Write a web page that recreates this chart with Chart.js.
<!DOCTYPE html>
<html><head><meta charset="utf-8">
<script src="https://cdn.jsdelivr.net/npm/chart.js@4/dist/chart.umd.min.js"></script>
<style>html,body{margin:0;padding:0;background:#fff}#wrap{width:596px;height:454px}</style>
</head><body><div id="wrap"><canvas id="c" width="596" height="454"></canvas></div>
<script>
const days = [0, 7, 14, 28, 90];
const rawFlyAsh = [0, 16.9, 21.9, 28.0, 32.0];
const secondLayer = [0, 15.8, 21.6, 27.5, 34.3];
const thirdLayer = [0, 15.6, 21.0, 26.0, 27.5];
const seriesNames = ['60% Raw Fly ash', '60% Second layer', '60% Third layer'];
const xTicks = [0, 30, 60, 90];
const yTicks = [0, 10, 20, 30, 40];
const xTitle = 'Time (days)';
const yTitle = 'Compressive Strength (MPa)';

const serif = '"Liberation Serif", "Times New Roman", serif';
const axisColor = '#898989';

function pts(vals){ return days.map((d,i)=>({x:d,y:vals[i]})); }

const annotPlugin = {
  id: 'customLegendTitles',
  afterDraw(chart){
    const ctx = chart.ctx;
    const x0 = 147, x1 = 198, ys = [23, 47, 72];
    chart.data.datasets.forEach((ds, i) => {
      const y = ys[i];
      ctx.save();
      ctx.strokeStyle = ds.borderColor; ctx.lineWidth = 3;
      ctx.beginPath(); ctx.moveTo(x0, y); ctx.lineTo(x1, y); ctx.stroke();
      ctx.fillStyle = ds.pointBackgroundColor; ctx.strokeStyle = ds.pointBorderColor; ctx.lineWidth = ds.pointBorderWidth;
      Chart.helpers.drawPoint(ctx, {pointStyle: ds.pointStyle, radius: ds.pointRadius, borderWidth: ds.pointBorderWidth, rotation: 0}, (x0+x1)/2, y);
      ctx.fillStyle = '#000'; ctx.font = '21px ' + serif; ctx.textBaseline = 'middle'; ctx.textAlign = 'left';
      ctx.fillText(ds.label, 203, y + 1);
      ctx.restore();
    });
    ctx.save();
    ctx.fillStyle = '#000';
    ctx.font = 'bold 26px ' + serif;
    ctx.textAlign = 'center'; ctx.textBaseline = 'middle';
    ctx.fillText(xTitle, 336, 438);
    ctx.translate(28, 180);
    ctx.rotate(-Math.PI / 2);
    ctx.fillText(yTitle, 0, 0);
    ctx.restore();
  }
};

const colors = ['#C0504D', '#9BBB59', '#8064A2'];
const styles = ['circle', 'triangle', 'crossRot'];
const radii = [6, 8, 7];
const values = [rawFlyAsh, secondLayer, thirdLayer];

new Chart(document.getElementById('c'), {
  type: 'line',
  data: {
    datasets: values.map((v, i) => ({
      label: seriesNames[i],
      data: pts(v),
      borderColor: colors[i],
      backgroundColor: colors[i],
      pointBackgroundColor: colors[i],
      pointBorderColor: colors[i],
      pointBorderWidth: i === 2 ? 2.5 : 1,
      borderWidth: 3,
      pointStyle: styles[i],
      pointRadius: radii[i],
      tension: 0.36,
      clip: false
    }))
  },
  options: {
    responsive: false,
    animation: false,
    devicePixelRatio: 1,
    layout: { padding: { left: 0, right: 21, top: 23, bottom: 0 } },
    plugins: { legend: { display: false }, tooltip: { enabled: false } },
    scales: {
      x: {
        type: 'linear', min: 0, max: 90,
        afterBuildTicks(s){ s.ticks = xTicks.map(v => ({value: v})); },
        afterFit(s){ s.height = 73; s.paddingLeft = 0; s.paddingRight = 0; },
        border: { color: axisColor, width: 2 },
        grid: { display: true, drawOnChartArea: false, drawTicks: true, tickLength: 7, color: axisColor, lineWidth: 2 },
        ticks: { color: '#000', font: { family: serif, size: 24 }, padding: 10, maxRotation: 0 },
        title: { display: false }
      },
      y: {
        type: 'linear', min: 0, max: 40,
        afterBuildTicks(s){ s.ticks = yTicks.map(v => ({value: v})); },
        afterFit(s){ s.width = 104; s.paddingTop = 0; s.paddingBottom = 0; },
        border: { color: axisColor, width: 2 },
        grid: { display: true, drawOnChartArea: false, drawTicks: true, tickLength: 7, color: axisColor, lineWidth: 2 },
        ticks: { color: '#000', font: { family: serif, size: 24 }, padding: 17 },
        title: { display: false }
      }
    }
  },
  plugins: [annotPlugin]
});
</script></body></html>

■ **DESCRIPTION OF THE TASK**
Take the lines above and print them exactly.

■ **COMPLETED EXERCISE**
Write a web page that recreates this chart with Chart.js.
<!DOCTYPE html>
<html><head><meta charset="utf-8">
<script src="https://cdn.jsdelivr.net/npm/chart.js@4/dist/chart.umd.min.js"></script>
<style>html,body{margin:0;padding:0;background:#fff}#wrap{width:596px;height:454px}</style>
</head><body><div id="wrap"><canvas id="c" width="596" height="454"></canvas></div>
<script>
const days = [0, 7, 14, 28, 90];
const rawFlyAsh = [0, 16.9, 21.9, 28.0, 32.0];
const secondLayer = [0, 15.8, 21.6, 27.5, 34.3];
const thirdLayer = [0, 15.6, 21.0, 26.0, 27.5];
const seriesNames = ['60% Raw Fly ash', '60% Second layer', '60% Third layer'];
const xTicks = [0, 30, 60, 90];
const yTicks = [0, 10, 20, 30, 40];
const xTitle = 'Time (days)';
const yTitle = 'Compressive Strength (MPa)';

const serif = '"Liberation Serif", "Times New Roman", serif';
const axisColor = '#898989';

function pts(vals){ return days.map((d,i)=>({x:d,y:vals[i]})); }

const annotPlugin = {
  id: 'customLegendTitles',
  afterDraw(chart){
    const ctx = chart.ctx;
    const x0 = 147, x1 = 198, ys = [23, 47, 72];
    chart.data.datasets.forEach((ds, i) => {
      const y = ys[i];
      ctx.save();
      ctx.strokeStyle = ds.borderColor; ctx.lineWidth = 3;
      ctx.beginPath(); ctx.moveTo(x0, y); ctx.lineTo(x1, y); ctx.stroke();
      ctx.fillStyle = ds.pointBackgroundColor; ctx.strokeStyle = ds.pointBorderColor; ctx.lineWidth = ds.pointBorderWidth;
      Chart.helpers.drawPoint(ctx, {pointStyle: ds.pointStyle, radius: ds.pointRadius, borderWidth: ds.pointBorderWidth, rotation: 0}, (x0+x1)/2, y);
      ctx.fillStyle = '#000'; ctx.font = '21px ' + serif; ctx.textBaseline = 'middle'; ctx.textAlign = 'left';
      ctx.fillText(ds.label, 203, y + 1);
      ctx.restore();
    });
    ctx.save();
    ctx.fillStyle = '#000';
    ctx.font = 'bold 26px ' + serif;
    ctx.textAlign = 'center'; ctx.textBaseline = 'middle';
    ctx.fillText(xTitle, 336, 438);
    ctx.translate(28, 180);
    ctx.rotate(-Math.PI / 2);
    ctx.fillText(yTitle, 0, 0);
    ctx.restore();
  }
};

const colors = ['#C0504D', '#9BBB59', '#8064A2'];
const styles = ['circle', 'triangle', 'crossRot'];
const radii = [6, 8, 7];
const values = [rawFlyAsh, secondLayer, thirdLayer];

new Chart(document.getElementById('c'), {
  type: 'line',
  data: {
    datasets: values.map((v, i) => ({
      label: seriesNames[i],
      data: pts(v),
      borderColor: colors[i],
      backgroundColor: colors[i],
      pointBackgroundColor: colors[i],
      pointBorderColor: colors[i],
      pointBorderWidth: i === 2 ? 2.5 : 1,
      borderWidth: 3,
      pointStyle: styles[i],
      pointRadius: radii[i],
      tension: 0.36,
      clip: false
    }))
  },
  options: {
    responsive: false,
    animation: false,
    devicePixelRatio: 1,
    layout: { padding: { left: 0, right: 21, top: 23, bottom: 0 } },
    plugins: { legend: { display: false }, tooltip: { enabled: false } },
    scales: {
      x: {
        type: 'linear', min: 0, max: 90,
        afterBuildTicks(s){ s.ticks = xTicks.map(v => ({value: v})); },
        afterFit(s){ s.height = 73; s.paddingLeft = 0; s.paddingRight = 0; },
        border: { color: axisColor, width: 2 },
        grid: { display: true, drawOnChartArea: false, drawTicks: true, tickLength: 7, color: axisColor, lineWidth: 2 },
        ticks: { color: '#000', font: { family: serif, size: 24 }, padding: 10, maxRotation: 0 },
        title: { display: false }
      },
      y: {
        type: 'linear', min: 0, max: 40,
        afterBuildTicks(s){ s.ticks = yTicks.map(v => ({value: v})); },
        afterFit(s){ s.width = 104; s.paddingTop = 0; s.paddingBottom = 0; },
        border: { color: axisColor, width: 2 },
        grid: { display: true, drawOnChartArea: false, drawTicks: true, tickLength: 7, color: axisColor, lineWidth: 2 },
        ticks: { color: '#000', font: { family: serif, size: 24 }, padding: 17 },
        title: { display: false }
      }
    }
  },
  plugins: [annotPlugin]
});
</script></body></html>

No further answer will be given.